- Raw data -
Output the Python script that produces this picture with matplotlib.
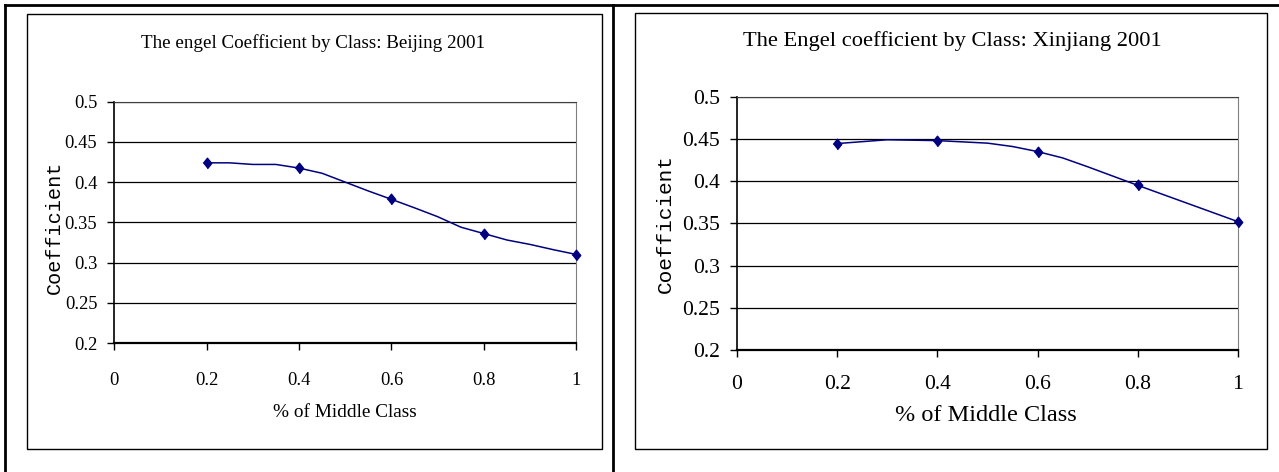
import matplotlib
matplotlib.use("Agg")
import matplotlib.pyplot as plt
from matplotlib.lines import Line2D
from matplotlib.patches import Rectangle

# values
bj_x = [0.2, 0.25, 0.3, 0.35, 0.4, 0.45, 0.5, 0.55, 0.6, 0.65, 0.7, 0.75, 0.8, 0.85, 0.9, 0.95, 1.0]
bj_y = [0.424, 0.424, 0.422, 0.422, 0.4175, 0.411, 0.400, 0.389, 0.3786, 0.368, 0.357, 0.344, 0.336, 0.328, 0.3225, 0.316, 0.310]
bj_mark_x = [0.2, 0.4, 0.6, 0.8, 1.0]
bj_mark_y = [0.424, 0.4175, 0.3786, 0.336, 0.310]

xj_x = [0.2, 0.3, 0.4, 0.5, 0.55, 0.6, 0.65, 0.7, 0.75, 0.8, 0.9, 1.0]
xj_y = [0.4445, 0.449, 0.448, 0.445, 0.441, 0.435, 0.4275, 0.417, 0.406, 0.395, 0.3735, 0.352]
xj_mark_x = [0.2, 0.4, 0.6, 0.8, 1.0]
xj_mark_y = [0.4445, 0.448, 0.435, 0.395, 0.352]

x_ticks = [0, 0.2, 0.4, 0.6, 0.8, 1.0]
x_ticklabels = ["0", "0.2", "0.4", "0.6", "0.8", "1"]
y_ticks = [0.2, 0.25, 0.3, 0.35, 0.4, 0.45, 0.5]
y_ticklabels = ["0.2", "0.25", "0.3", "0.35", "0.4", "0.45", "0.5"]

titles = ["The engel Coefficient by Class: Beijing 2001",
          "The Engel coefficient by Class: Xinjiang 2001"]

serif = "Liberation Serif"
mono = "Liberation Mono"
navy = "#000080"
diamond = [(-0.8, 0), (0, 1), (0.8, 0), (0, -1)]

W, H = 1279, 472
fig = plt.figure(figsize=(W / 100, H / 100), dpi=100)


def fx(px):
    return px / W


def fy(py):
    return 1 - py / H


# outer frame lines
fig.add_artist(Line2D([fx(5), 1], [fy(5), fy(5)], color="black", lw=2))
fig.add_artist(Line2D([fx(5), fx(5)], [fy(5), 0], color="black", lw=2))
fig.add_artist(Line2D([fx(613), fx(613)], [fy(5), 0], color="black", lw=2))

# chart area boxes
fig.add_artist(Rectangle((fx(27), fy(449)), fx(602 - 27), (449 - 14) / H,
                         fill=False, ec="black", lw=1))
fig.add_artist(Rectangle((fx(635), fy(449)), fx(1267 - 635), (449 - 13) / H,
                         fill=False, ec="black", lw=1))

panels = [
    dict(rect=[fx(114), fy(343), fx(576.5 - 114), (343 - 101.7) / H],
         x=bj_x, y=bj_y, mx=bj_mark_x, my=bj_mark_y, title=titles[0],
         fs_title=13.7, fs_tick=13.3, fs_xlab=13.9, fs_ylab=14.5, xpad=16,
         title_pos=(0.43, 1.243), xlab_pos=(0.5, -0.29), ylab_pos=(-0.128, 0.48)),
    dict(rect=[fx(737), fy(350), fx(1238 - 737), (350 - 96.7) / H],
         x=xj_x, y=xj_y, mx=xj_mark_x, my=xj_mark_y, title=titles[1],
         fs_title=16.2, fs_tick=15.6, fs_xlab=17.5, fs_ylab=15.2, xpad=13,
         title_pos=(0.429, 1.22), xlab_pos=(0.497, -0.257), ylab_pos=(-0.142, 0.5)),
]

for p in panels:
    ax = fig.add_axes(p["rect"])
    ax.plot(p["x"], p["y"], color=navy, lw=1.1, zorder=3)
    ax.plot(p["mx"], p["my"], ls="none", marker=diamond, ms=7.6,
            color=navy, zorder=4, clip_on=False)
    ax.set_xlim(0, 1)
    ax.set_ylim(0.2, 0.5)
    ax.set_xticks(x_ticks)
    ax.set_xticklabels(x_ticklabels, fontfamily=serif, fontsize=p["fs_tick"])
    ax.set_yticks(y_ticks)
    ax.set_yticklabels(y_ticklabels, fontfamily=serif, fontsize=p["fs_tick"])
    ax.tick_params(axis="y", direction="out", length=5, width=1, pad=7)
    ax.tick_params(axis="x", direction="out", length=5, width=1, pad=p["xpad"])
    for yv in y_ticks[1:]:
        ax.axhline(yv, color="black", lw=0.9, zorder=1)
    ax.spines["left"].set_linewidth(1.2)
    ax.spines["bottom"].set_linewidth(1.6)
    ax.spines["right"].set_color("#808080")
    ax.spines["top"].set_color("#404040")
    ax.text(p["title_pos"][0], p["title_pos"][1], p["title"], transform=ax.transAxes,
            ha="center", va="center", fontfamily=serif, fontsize=p["fs_title"])
    ax.set_xlabel("% of Middle Class", fontfamily=serif, fontsize=p["fs_xlab"])
    ax.xaxis.set_label_coords(*p["xlab_pos"])
    ax.xaxis.label.set_va("center")
    ax.set_ylabel("Coefficient", fontfamily=mono, fontsize=p["fs_ylab"])
    ax.yaxis.set_label_coords(*p["ylab_pos"])
    ax.yaxis.label.set_va("center")

fig.savefig("out.png", dpi=100)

- What the task asks -
Reproduce the material in full, word for word, and omit the pictures.

- Output below -
Output the Python script that produces this picture with matplotlib.
import matplotlib
matplotlib.use("Agg")
import matplotlib.pyplot as plt
from matplotlib.lines import Line2D
from matplotlib.patches import Rectangle

# values
bj_x = [0.2, 0.25, 0.3, 0.35, 0.4, 0.45, 0.5, 0.55, 0.6, 0.65, 0.7, 0.75, 0.8, 0.85, 0.9, 0.95, 1.0]
bj_y = [0.424, 0.424, 0.422, 0.422, 0.4175, 0.411, 0.400, 0.389, 0.3786, 0.368, 0.357, 0.344, 0.336, 0.328, 0.3225, 0.316, 0.310]
bj_mark_x = [0.2, 0.4, 0.6, 0.8, 1.0]
bj_mark_y = [0.424, 0.4175, 0.3786, 0.336, 0.310]

xj_x = [0.2, 0.3, 0.4, 0.5, 0.55, 0.6, 0.65, 0.7, 0.75, 0.8, 0.9, 1.0]
xj_y = [0.4445, 0.449, 0.448, 0.445, 0.441, 0.435, 0.4275, 0.417, 0.406, 0.395, 0.3735, 0.352]
xj_mark_x = [0.2, 0.4, 0.6, 0.8, 1.0]
xj_mark_y = [0.4445, 0.448, 0.435, 0.395, 0.352]

x_ticks = [0, 0.2, 0.4, 0.6, 0.8, 1.0]
x_ticklabels = ["0", "0.2", "0.4", "0.6", "0.8", "1"]
y_ticks = [0.2, 0.25, 0.3, 0.35, 0.4, 0.45, 0.5]
y_ticklabels = ["0.2", "0.25", "0.3", "0.35", "0.4", "0.45", "0.5"]

titles = ["The engel Coefficient by Class: Beijing 2001",
          "The Engel coefficient by Class: Xinjiang 2001"]

serif = "Liberation Serif"
mono = "Liberation Mono"
navy = "#000080"
diamond = [(-0.8, 0), (0, 1), (0.8, 0), (0, -1)]

W, H = 1279, 472
fig = plt.figure(figsize=(W / 100, H / 100), dpi=100)


def fx(px):
    return px / W


def fy(py):
    return 1 - py / H


# outer frame lines
fig.add_artist(Line2D([fx(5), 1], [fy(5), fy(5)], color="black", lw=2))
fig.add_artist(Line2D([fx(5), fx(5)], [fy(5), 0], color="black", lw=2))
fig.add_artist(Line2D([fx(613), fx(613)], [fy(5), 0], color="black", lw=2))

# chart area boxes
fig.add_artist(Rectangle((fx(27), fy(449)), fx(602 - 27), (449 - 14) / H,
                         fill=False, ec="black", lw=1))
fig.add_artist(Rectangle((fx(635), fy(449)), fx(1267 - 635), (449 - 13) / H,
                         fill=False, ec="black", lw=1))

panels = [
    dict(rect=[fx(114), fy(343), fx(576.5 - 114), (343 - 101.7) / H],
         x=bj_x, y=bj_y, mx=bj_mark_x, my=bj_mark_y, title=titles[0],
         fs_title=13.7, fs_tick=13.3, fs_xlab=13.9, fs_ylab=14.5, xpad=16,
         title_pos=(0.43, 1.243), xlab_pos=(0.5, -0.29), ylab_pos=(-0.128, 0.48)),
    dict(rect=[fx(737), fy(350), fx(1238 - 737), (350 - 96.7) / H],
         x=xj_x, y=xj_y, mx=xj_mark_x, my=xj_mark_y, title=titles[1],
         fs_title=16.2, fs_tick=15.6, fs_xlab=17.5, fs_ylab=15.2, xpad=13,
         title_pos=(0.429, 1.22), xlab_pos=(0.497, -0.257), ylab_pos=(-0.142, 0.5)),
]

for p in panels:
    ax = fig.add_axes(p["rect"])
    ax.plot(p["x"], p["y"], color=navy, lw=1.1, zorder=3)
    ax.plot(p["mx"], p["my"], ls="none", marker=diamond, ms=7.6,
            color=navy, zorder=4, clip_on=False)
    ax.set_xlim(0, 1)
    ax.set_ylim(0.2, 0.5)
    ax.set_xticks(x_ticks)
    ax.set_xticklabels(x_ticklabels, fontfamily=serif, fontsize=p["fs_tick"])
    ax.set_yticks(y_ticks)
    ax.set_yticklabels(y_ticklabels, fontfamily=serif, fontsize=p["fs_tick"])
    ax.tick_params(axis="y", direction="out", length=5, width=1, pad=7)
    ax.tick_params(axis="x", direction="out", length=5, width=1, pad=p["xpad"])
    for yv in y_ticks[1:]:
        ax.axhline(yv, color="black", lw=0.9, zorder=1)
    ax.spines["left"].set_linewidth(1.2)
    ax.spines["bottom"].set_linewidth(1.6)
    ax.spines["right"].set_color("#808080")
    ax.spines["top"].set_color("#404040")
    ax.text(p["title_pos"][0], p["title_pos"][1], p["title"], transform=ax.transAxes,
            ha="center", va="center", fontfamily=serif, fontsize=p["fs_title"])
    ax.set_xlabel("% of Middle Class", fontfamily=serif, fontsize=p["fs_xlab"])
    ax.xaxis.set_label_coords(*p["xlab_pos"])
    ax.xaxis.label.set_va("center")
    ax.set_ylabel("Coefficient", fontfamily=mono, fontsize=p["fs_ylab"])
    ax.yaxis.set_label_coords(*p["ylab_pos"])
    ax.yaxis.label.set_va("center")

fig.savefig("out.png", dpi=100)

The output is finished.